4. Risk of Harm and Materiality of Deficiencies
Comment: "Risk of harm" must be substantiated and verified. The final rule should define the phrase "potential risk of harm to the Government" which incorporates a nexus between the amount withheld and the specific harm that may accrue to the Government based on the system deficiency, and require that a deficiency be "material" or "significant." It is impossible to determine whether the proposed controls and remedial actions of this rule are reasonable and commensurate with the Government's risks. Payment withholdings are liquidated damages in disguise and, if excessive to the Government's risk, will be viewed as punitive.
Response: The intent of the rule is to authorize payment withholding when the contracting officer finds that there are one or more significant deficiencies due to the contractor's failure to meet one or more of the system criteria. The rule has been revised to consider significant deficiencies in determining the adequacy of a contractor's business system and potential payment withholding in accordance with section 893 of the FY11 NDAA. Contract terms explicitly require contractors to maintain the business systems in question as a condition of contracting responsibility and, in some cases, eligibility for award.

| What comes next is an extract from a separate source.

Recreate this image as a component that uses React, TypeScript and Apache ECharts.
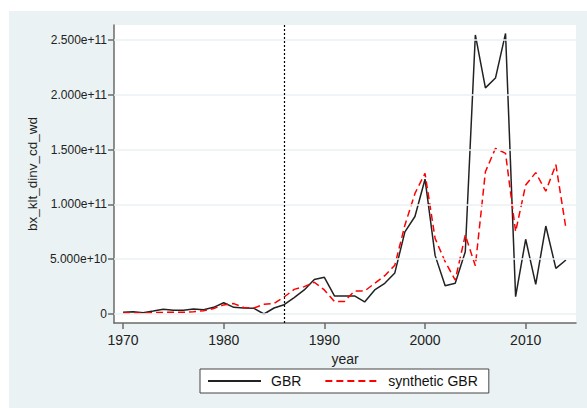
import React, { useEffect, useRef } from "react";
import * as echarts from "echarts";

const years = [
  1970, 1971, 1972, 1973, 1974, 1975, 1976, 1977, 1978, 1979,
  1980, 1981, 1982, 1983, 1984, 1985, 1986, 1987, 1988, 1989,
  1990, 1991, 1992, 1993, 1994, 1995, 1996, 1997, 1998, 1999,
  2000, 2001, 2002, 2003, 2004, 2005, 2006, 2007, 2008, 2009,
  2010, 2011, 2012, 2013, 2014,
];

const gbr = [
  1.5e9, 2.0e9, 1.2e9, 2.7e9, 4.3e9, 3.4e9, 3.4e9, 4.6e9, 3.9e9, 6.1e9,
  10.3e9, 6.1e9, 5.5e9, 5.2e9, 0.0, 5.5e9, 8.5e9, 15e9, 22e9, 31.5e9,
  33.5e9, 16.5e9, 16.5e9, 16.5e9, 11e9, 22e9, 28e9, 37.5e9, 75e9, 89e9,
  123e9, 53.5e9, 25.8e9, 28e9, 56.8e9, 254.6e9, 206.3e9, 215.3e9, 256e9, 15.8e9,
  68.2e9, 27.1e9, 80.3e9, 41.7e9, 49.3e9,
];

const syntheticGbr = [
  1.0e9, 1.0e9, 1.0e9, 1.2e9, 1.5e9, 1.5e9, 1.5e9, 2.0e9, 3.0e9, 5.0e9,
  8.3e9, 9.5e9, 6.0e9, 5.5e9, 8.8e9, 9.7e9, 15.5e9, 22.5e9, 25e9, 29e9,
  22e9, 11.5e9, 11.5e9, 21e9, 21e9, 28e9, 35e9, 44.5e9, 81e9, 110e9,
  128.4e9, 69e9, 47.7e9, 31e9, 72e9, 44e9, 129.8e9, 151.2e9, 146.6e9, 75.1e9,
  117.7e9, 129e9, 112e9, 136.3e9, 78.2e9,
];

const xTicks = [1970, 1980, 1990, 2000, 2010];
const yTicks = [0, 5e10, 1e11, 1.5e11, 2e11, 2.5e11];
const treatmentYear = 1986;
const seriesNames = ["GBR", "synthetic GBR"];

export default function App() {
  const ref = useRef<HTMLDivElement>(null);
  useEffect(() => {
    const chart = echarts.init(ref.current as HTMLDivElement, null, { renderer: "svg" });
    const font = "'Liberation Sans', Arial, sans-serif";
    const axisColor = "#6b6b6b";
    chart.setOption({
      animation: false,
      backgroundColor: "#eaf2f3",
      textStyle: { fontFamily: font, color: "#222" },
      grid: {
        left: 105,
        top: 14,
        width: 462,
        height: 298,
        show: true,
        backgroundColor: "#ffffff",
        borderWidth: 0,
      },
      legend: {
        data: seriesNames,
        left: 191,
        top: 358,
        orient: "horizontal",
        padding: [5, 11, 5, 7],
        itemWidth: 53,
        itemHeight: 14,
        itemGap: 23,
        backgroundColor: "#ffffff",
        borderColor: "#444",
        borderWidth: 1,
        borderRadius: 0,
        selectedMode: false,
        itemStyle: { opacity: 0 },
        textStyle: { fontSize: 14, color: "#111", fontFamily: font, padding: [0, 0, 0, 5] },
      },
      xAxis: {
        type: "value",
        min: 1969.1,
        max: 2015,
        name: "year",
        nameLocation: "middle",
        nameGap: 29,
        nameTextStyle: { fontSize: 14, color: "#222", fontFamily: font },
        axisLine: { show: true, onZero: false, lineStyle: { color: axisColor, width: 1.5 } },
        axisTick: { show: true, length: 6, customValues: xTicks, lineStyle: { color: axisColor, width: 1.5 } },
        axisLabel: {
          customValues: xTicks,
          fontSize: 14,
          color: "#222",
          margin: 10,
          fontFamily: font,
          formatter: (v: number) => String(v),
        },
        splitLine: { show: false },
      },
      yAxis: {
        type: "value",
        min: -8.2e9,
        max: 2.637e11,
        name: "bx_klt_dinv_cd_wd",
        nameLocation: "middle",
        nameGap: 66,
        nameTextStyle: { fontSize: 13.5, color: "#222", fontFamily: font },
        axisLine: { show: true, onZero: false, lineStyle: { color: axisColor, width: 1.5 } },
        axisTick: { show: true, length: 6, customValues: yTicks, lineStyle: { color: axisColor, width: 1.5 } },
        axisLabel: {
          customValues: yTicks,
          fontSize: 12,
          color: "#222",
          margin: 7,
          fontFamily: font,
          formatter: (v: number) => (v === 0 ? "0" : v.toExponential(3)),
        },
        splitLine: { show: false },
      },
      series: [
        {
          name: "grid",
          type: "line",
          data: [],
          silent: true,
          z: 1,
          markLine: {
            silent: true,
            symbol: "none",
            label: { show: false },
            emphasis: { disabled: true },
            lineStyle: { color: "#eaf2f3", width: 1.5, type: "solid" },
            data: yTicks.map((v) => ({ yAxis: v })),
          },
        },
        {
          name: seriesNames[0],
          type: "line",
          data: years.map((y, i) => [y, gbr[i]]),
          symbol: "none",
          z: 3,
          lineStyle: { color: "#222", width: 1.5 },
          itemStyle: { color: "#222" },
          emphasis: { disabled: true },
          markLine: {
            silent: true,
            symbol: "none",
            label: { show: false },
            emphasis: { disabled: true },
            lineStyle: { color: "#000", width: 1.2, type: [2, 2] },
            data: [{ xAxis: treatmentYear }],
          },
        },
        {
          name: seriesNames[1],
          type: "line",
          data: years.map((y, i) => [y, syntheticGbr[i]]),
          symbol: "none",
          z: 4,
          lineStyle: { color: "#ff0000", width: 1.5, type: [7, 4] },
          itemStyle: { color: "#ff0000" },
          emphasis: { disabled: true },
        },
      ],
    });
    return () => chart.dispose();
  }, []);
  return (
    <div
      ref={ref}
      style={{ position: "absolute", left: 9, top: 11, width: 578, height: 397 }}
    />
  );
}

Contract prices are negotiated on the basis that contractors will maintain such systems, so that the Government does not need to maintain far more extensive inspection and audit functions than it already does. Failure of the contractor to maintain acceptable systems during contract performance deprives the Government of assurances for which it pays fair value. While not "deliverable" services under specific contract line items, these business systems are material terms, performance of which is required to ensure contracts will be performed on time, within cost estimates, and with appropriate standards of quality. The payment withholding remedy provides a measure of the overall contract performance of which the Government is deprived during the performance period, and for which the contractor should not receive the full financing payments. DoD is relying on the temporary payment withholding amounts, not as a penalty for a deficiency, but as representing a good-faith estimate sufficient to mitigate the Government's risk where the actual amounts are difficult to estimate or quantify. Deficiencies that do not directly relate to unallowable or unreasonable costs still pose risks to the Government, and may lead to harm that may not be calculated readily when the deficiencies are discovered. In most cases, the financial impact of a system deficiency cannot be quantified because the system produces unreliable information. When the financial impact of a deficiency is quantifiable, DoD expects contracting officers to take appropriate actions to reduce fees, recoup unallowable costs, or take legal action if fraudulent activity is involved.